The Republicans' portrayal of a candidate's liberal beliefs as a fatal weakness radically changed how Democrats present themselves, he says. "It is the reason the two Democrats who have gotten to the White House in the last 40 years, Carter and Clinton, were both Southern governors. You couldn't accuse them of wanting to impose northern liberalism on the country.

"They talked a lot about national defence, security, standing up for America. They both increased military spending substantially. Clinton did away with the welfare programme and used missiles against Saddam Hussein. And he interfered in Kosovo.

"I had a better war record than practically anyone who has run for the presidency in the last 50 years" - McGovern piloted 35 bombing missions over Nazi Germany, including a raid to disrupt the Auschwitz concentration camp - "but that isn't the image you get being a leading critic of our involvement in the Vietnam war.

"I think, however, slowly positions are changing. How do you define a liberal in the United States? I guess it is somebody who believes in giving a strong, positive role to the federal government in lifting conditions of life, as opposed to yielding to where the greatest pressure is from - the organised and the well-born.
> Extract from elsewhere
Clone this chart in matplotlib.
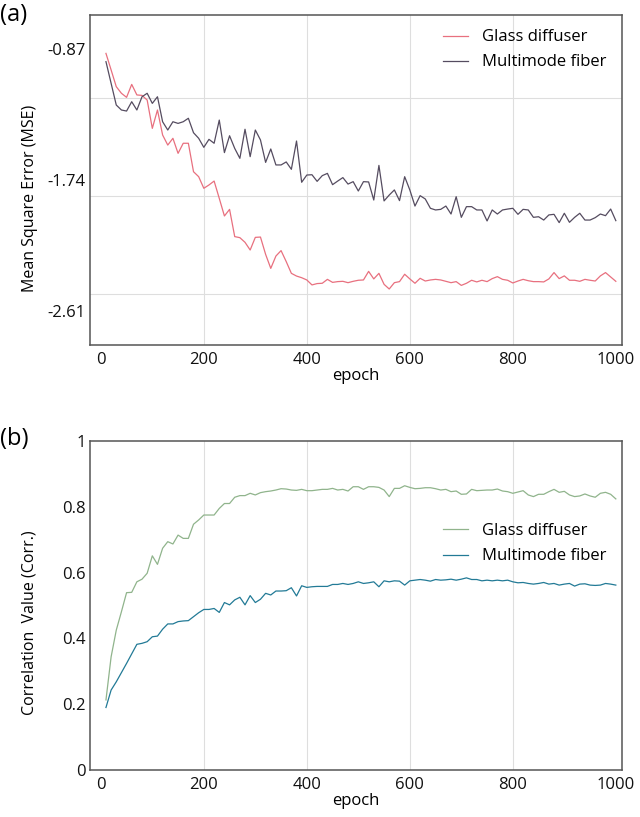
import numpy as np
import matplotlib
matplotlib.use("Agg")
import matplotlib.pyplot as plt

plt.rcParams['font.family'] = ['Open Sans', 'DejaVu Sans']

# epochs 10..1000
epochs = list(range(10, 1010, 10))

# (a) MSE curves
mse_glass = [
    -0.899, -1.009, -1.120, -1.164, -1.191, -1.105, -1.175, -1.178, -1.209, -1.397,
    -1.275, -1.441, -1.508, -1.463, -1.563, -1.496, -1.496, -1.685, -1.718, -1.795,
    -1.773, -1.747, -1.862, -1.979, -1.935, -2.116, -2.123, -2.154, -2.205, -2.121,
    -2.119, -2.234, -2.327, -2.245, -2.209, -2.282, -2.360, -2.378, -2.389, -2.404,
    -2.437, -2.428, -2.426, -2.400, -2.420, -2.415, -2.413, -2.422, -2.413, -2.406,
    -2.404, -2.347, -2.397, -2.360, -2.433,
    -2.464, -2.422, -2.415, -2.366, -2.397, -2.426, -2.393, -2.411, -2.404, -2.400,
    -2.404, -2.413, -2.422, -2.415, -2.440, -2.426, -2.406, -2.417, -2.406, -2.415,
    -2.395, -2.382, -2.400, -2.406, -2.424, -2.411, -2.400, -2.409, -2.415, -2.415,
    -2.417, -2.397, -2.355, -2.395, -2.377, -2.406, -2.406, -2.413, -2.400, -2.406,
    -2.411, -2.377, -2.355, -2.384, -2.413,
]
mse_fiber = [
    -0.954, -1.098, -1.242, -1.275, -1.282, -1.220, -1.275, -1.187, -1.164, -1.231,
    -1.187, -1.353, -1.408, -1.353, -1.364, -1.353, -1.330, -1.426, -1.463, -1.523,
    -1.470, -1.496, -1.342, -1.558, -1.446, -1.530, -1.596, -1.403, -1.585, -1.408,
    -1.474, -1.623, -1.534, -1.640, -1.640, -1.620, -1.669, -1.481, -1.755, -1.707,
    -1.705, -1.749, -1.711, -1.696, -1.771, -1.747, -1.724, -1.767, -1.751, -1.813,
    -1.751, -1.753, -1.873, -1.643, -1.879,
    -1.840, -1.806, -1.877, -1.718, -1.806, -1.913, -1.844, -1.866, -1.928, -1.939,
    -1.935, -1.913, -1.966, -1.851, -1.988, -1.917, -1.917, -1.939, -1.939, -2.012,
    -1.939, -1.966, -1.939, -1.933, -1.928, -1.968, -1.935, -1.939, -1.988, -1.984,
    -2.006, -1.972, -1.968, -2.023, -1.961, -2.021, -1.988, -1.961, -2.006, -2.006,
    -1.990, -1.966, -1.977, -1.933, -2.010,
]

# (b) correlation curves
corr_glass = [
    0.213, 0.344, 0.425, 0.481, 0.539, 0.540, 0.572, 0.580, 0.598, 0.651,
    0.625, 0.674, 0.694, 0.687, 0.714, 0.704, 0.704, 0.747, 0.760, 0.775,
    0.775, 0.775, 0.795, 0.810, 0.810, 0.829, 0.834, 0.834, 0.841, 0.836,
    0.843, 0.846, 0.848, 0.851, 0.855, 0.854, 0.851, 0.850, 0.853, 0.849,
    0.849, 0.851, 0.853, 0.853, 0.856, 0.851, 0.853, 0.848, 0.861, 0.861,
    0.853, 0.861, 0.861, 0.859, 0.851,
    0.831, 0.856, 0.856, 0.864, 0.859, 0.855, 0.856, 0.858, 0.858, 0.855,
    0.851, 0.853, 0.846, 0.848, 0.838, 0.839, 0.853, 0.849, 0.850, 0.851,
    0.851, 0.854, 0.848, 0.846, 0.841, 0.845, 0.849, 0.836, 0.831, 0.838,
    0.838, 0.846, 0.853, 0.844, 0.847, 0.836, 0.831, 0.833, 0.839, 0.833,
    0.829, 0.841, 0.844, 0.838, 0.824,
]
corr_fiber = [
    0.190, 0.243, 0.268, 0.296, 0.324, 0.353, 0.382, 0.385, 0.390, 0.405,
    0.407, 0.428, 0.444, 0.444, 0.451, 0.453, 0.454, 0.466, 0.478, 0.488,
    0.488, 0.491, 0.479, 0.509, 0.502, 0.517, 0.525, 0.502, 0.530, 0.509,
    0.519, 0.537, 0.532, 0.544, 0.544, 0.545, 0.554, 0.529, 0.560, 0.555,
    0.557, 0.558, 0.558, 0.558, 0.564, 0.564, 0.567, 0.564, 0.567, 0.572,
    0.567, 0.569, 0.572, 0.557, 0.575,
    0.572, 0.575, 0.574, 0.562, 0.575, 0.577, 0.579, 0.577, 0.574, 0.579,
    0.577, 0.578, 0.580, 0.577, 0.580, 0.584, 0.579, 0.579, 0.575, 0.577,
    0.575, 0.577, 0.575, 0.577, 0.572, 0.569, 0.570, 0.567, 0.565, 0.567,
    0.570, 0.565, 0.567, 0.562, 0.565, 0.567, 0.559, 0.565, 0.566, 0.562,
    0.561, 0.562, 0.567, 0.565, 0.562,
]

mse_ticks = [-0.87, -1.74, -2.61]
mse_tick_labels = ['-0.87', '-1.74', '-2.61']
mse_grid = [-1.195, -1.846, -2.497]
corr_ticks = [0, 0.2, 0.4, 0.6, 0.8, 1]
corr_tick_labels = ['0', '0.2', '0.4', '0.6', '0.8', '1']
epoch_ticks = [0, 200, 400, 600, 800, 1000]
epoch_grid = [200, 400, 600, 800]

FS = 12
W, H = 640, 817
fig = plt.figure(figsize=(W / 100, H / 100), dpi=100)
ax1 = fig.add_axes([90 / W, 1 - 345 / H, 532 / W, 330 / H])
ax2 = fig.add_axes([90 / W, 1 - 770 / H, 532 / W, 329 / H])


def style(ax):
    for s in ax.spines.values():
        s.set_color('#555555')
        s.set_linewidth(1.1)
    ax.set_xlim(-21, 1012)
    ax.xaxis.remove_overlapping_locs = False
    ax.set_xticks(epoch_ticks)
    ax.set_xticklabels([str(t) for t in epoch_ticks])
    ax.set_xticks(epoch_grid, minor=True)
    ax.tick_params(which='both', length=0, labelsize=FS, colors='#111111')
    ax.tick_params(axis='x', pad=5)
    ax.tick_params(axis='y', pad=3)
    ax.grid(False, which='major')
    ax.grid(True, which='minor', color='#dedede', linewidth=0.8)
    ax.set_axisbelow(True)
    ax.set_xlabel('epoch', fontsize=FS, labelpad=0)


def add_legend(ax, top_px):
    ax.legend(loc='upper left', bbox_to_anchor=(435 / W, 1 - top_px / H),
              bbox_transform=fig.transFigure, frameon=False, fontsize=FS,
              borderpad=0, handlelength=1.5, handletextpad=0.85,
              labelspacing=0.55)


ax1.plot(epochs, mse_glass, color='#e8707f', lw=0.9, label='Glass diffuser')
ax1.plot(epochs, mse_fiber, color='#554c60', lw=0.9, label='Multimode fiber')
style(ax1)
ax1.set_ylim(-2.836, -0.644)
ax1.set_yticks(mse_ticks)
ax1.set_yticklabels(mse_tick_labels)
ax1.set_yticks(mse_grid, minor=True)
ax1.set_ylabel('Mean Square Error (MSE)', fontsize=11.5)
ax1.yaxis.set_label_coords(-0.098, 0.445)
add_legend(ax1, 21)

ax2.plot(epochs, corr_glass, color='#90b48c', lw=0.9, label='Glass diffuser')
ax2.plot(epochs, corr_fiber, color='#227a96', lw=0.9, label='Multimode fiber')
style(ax2)
ax2.set_ylim(0, 1)
ax2.set_yticks(corr_ticks)
ax2.set_yticklabels(corr_tick_labels)
ax2.set_yticks([0.2, 0.4, 0.6, 0.8], minor=True)
ax2.set_ylabel('Correlation  Value (Corr.)', fontsize=11.5)
ax2.yaxis.set_label_coords(-0.098, 0.447)
add_legend(ax2, 515)

fig.text(0.0, 1 - 15 / H, '(a)', fontsize=17, va='center', ha='left')
fig.text(0.0, 1 - 439 / H, '(b)', fontsize=17, va='center', ha='left')

fig.savefig('out.png', dpi=100)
"We are beginning to see the re-emergence of a more liberal political force in the country. I get the sense that this tragedy in New Orleans is going to accelerate that. We were totally unprepared. You would think we were Bangladesh. The engineers knew those levees were dangerously weak. Bush cut their budget. They didn't have any plan to evacuate people.

"That is the kind of situation where you would think our commander-in-chief would order our National Guard into Louisiana. But they are over in Iraq, mucking around in the Arabian Desert when they should have been defending this country. I think people are getting that message better than at any time I can recall."

It is McGovern's opposition to the Iraq occupation that sets him apart from leading Democrats, many of whom voted for the invasion. "The war is Bush's biggest problem," he said. "Support for the war is beginning to wane. Everyone knows it was fraudulent. There was no threat. Nobody's going to be such a damned fool, even if he is a maniacal corrupt bastard like Saddam Hussein, to throw a missile at the United States. Your country would be vaporised within 72 hours, if not 72 minutes."

So why did the British government become convinced that war was necessary? "I have a high regard for Tony Blair. I think he is intelligent, decent, goodly minded. I think he has brilliant leadership qualities. He's like Clinton, in the sense that he can take moderate liberal ideas and make them sound like common sense. But he misfired on this and I don't know why.

"Why did Tony Blair buy a fraudulent rationalisation? I don't think he lied, either. I think he saw some threat there. He might have thought the weapons were aimed at Israel. Maybe they were. But that's not a reason to put British and American troops into that part of the world without any kind of exit strategy.

"I still have admiration for Tony Blair. But he made a central mistake on Iraq, and so did George Bush. They may have been showing each other intelligence information. But we know intelligence agencies aren't God. Otherwise we would have known the Soviet Union was about to collapse in 1989, we would have known the shah of Iran was about to be replaced. But how people as intelligent as General [Colin] Powell and Tony Blair could buy that war, I don't know.

"A good slice of the Iraqis don't want foreign troops in their country. That doesn't mean they want Saddam Hussein, but they are rid of him. That is one good thing that came out of this. But now they've got us. American deaths are approaching 2,000. I don't believe it is an exaggeration to say 100,000 Iraqis are dead as a consequence of our intervention and the ensuing insurgency to show their disapproval of us being there."

Should Britain and the US now set a date to leave Iraq? "That may be a good idea. I wrote recently calling for American soldiers to be systematically withdrawn, starting with numbers equal to the number of Iraqi security forces we have trained. That means we could bring out 30,000-40,000 right now. And then a target date for reducing the rest over time, maybe within a year. There is nothing that can be gained staying any longer."